Though the Holocaust has universal significance, its particular
meaning relates to what happens when Jews are rendered powerless in
the face of powerful foes bent on their destruction. While there are
those who wish to discuss it only in the most general terms about
bias, the Holocaust was a specific event that happened to a people
who had been demonized for 2,000 years and lacked the ability to
adequately defend themselves.
Netanyahu is not injecting a political agenda into commemoration of
this tragedy. It is actually those who wish to ban mentions of Iran’s
nuclear program, the genocidal intent of Hamas and other Islamist
terrorists as well as the rising tide of European anti-Semitism and
anti-Zionism from the discussion of the Shoah who are distorting the
debate.
The notion that Israelis or American Jews are so distracted by fears
rooted in the Holocaust that they have ignored other problems or
exaggerated the present threats to Jewish existence is rooted in a
foolish assumption that Islamist forces who speak of their desire to
eradicate Israel don’t mean what they say. Netanyahu isn’t, as
Haaretz charges, irresponsibly “feeding the fear” of a second
Holocaust to the detriment of his country. He is merely acknowledging
the reality that Jewish history has the ability to inform our
understanding of today’s conflicts, and that we must act on the
conclusions we must draw from the past.
Every slur or example of hate speech is not a potential Holocaust.
But the efforts of a powerful Islamist state to obtain nuclear
weapons that might be used to make good on its pledge to eradicate
Israel is as much of an existential threat as that of the Nazis.
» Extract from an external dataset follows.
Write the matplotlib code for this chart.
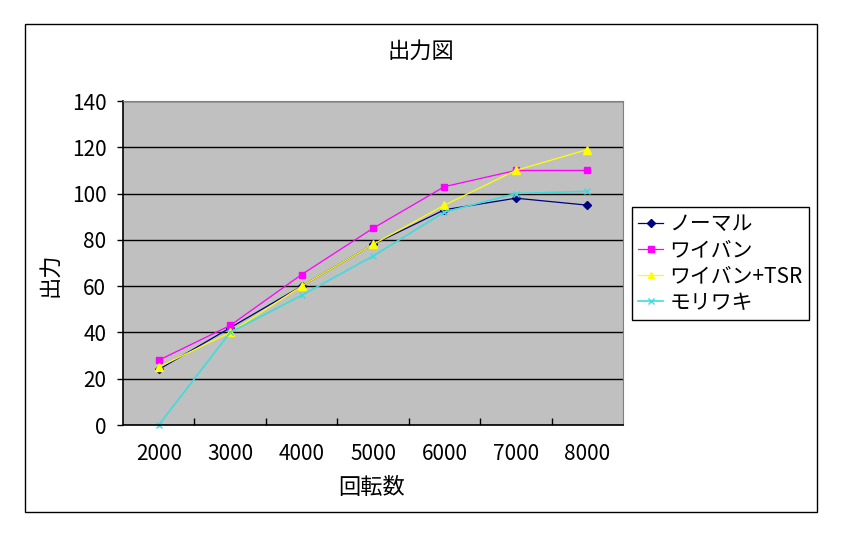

That
doesn’t mean that Iran is Germany or that Khamenei or Ahmadinejad is
Hitler, but the analogy doesn’t have to be perfect to make sense. The
same applies to those Islamist terrorists, often funded by Iran, who
have similar hopes about cleansing the Middle East of the one Jewish
state.
What we must understand is that any commemoration of the Holocaust
that does not speak of the need to prevent Iran from gaining nuclear
weapons or of preserving Israel’s security against the threat of
Palestinian terrorism is not worthy of the name. Far from there being
too much talk about Iran when discussing the Holocaust, there is not
enough. Though today’s situation is not akin to that of 1939 when
there was no Jewish state ready to defend itself or an America that
despite the ambivalence of its president is united in support of
Israel, the peril is nonetheless real.
The mere recital of expressions of sorrow for the Six Million is not
enough. Acts of remembrance that do not cause us to draw conclusions
about the present are of little use. For all the effort and resources
that have gone into the proliferation of Holocaust memorials around
the United States, it must be understood that the best and only true
memorial to the Shoah is to be found in the creation and the survival
of the State of Israel and of the Jewish people itself. Those who
weep today about the fate of the Six Million but say nothing about
the possibility that the West will not act to stop Iran or seek to
discourage Israel from defending its people have learned nothing.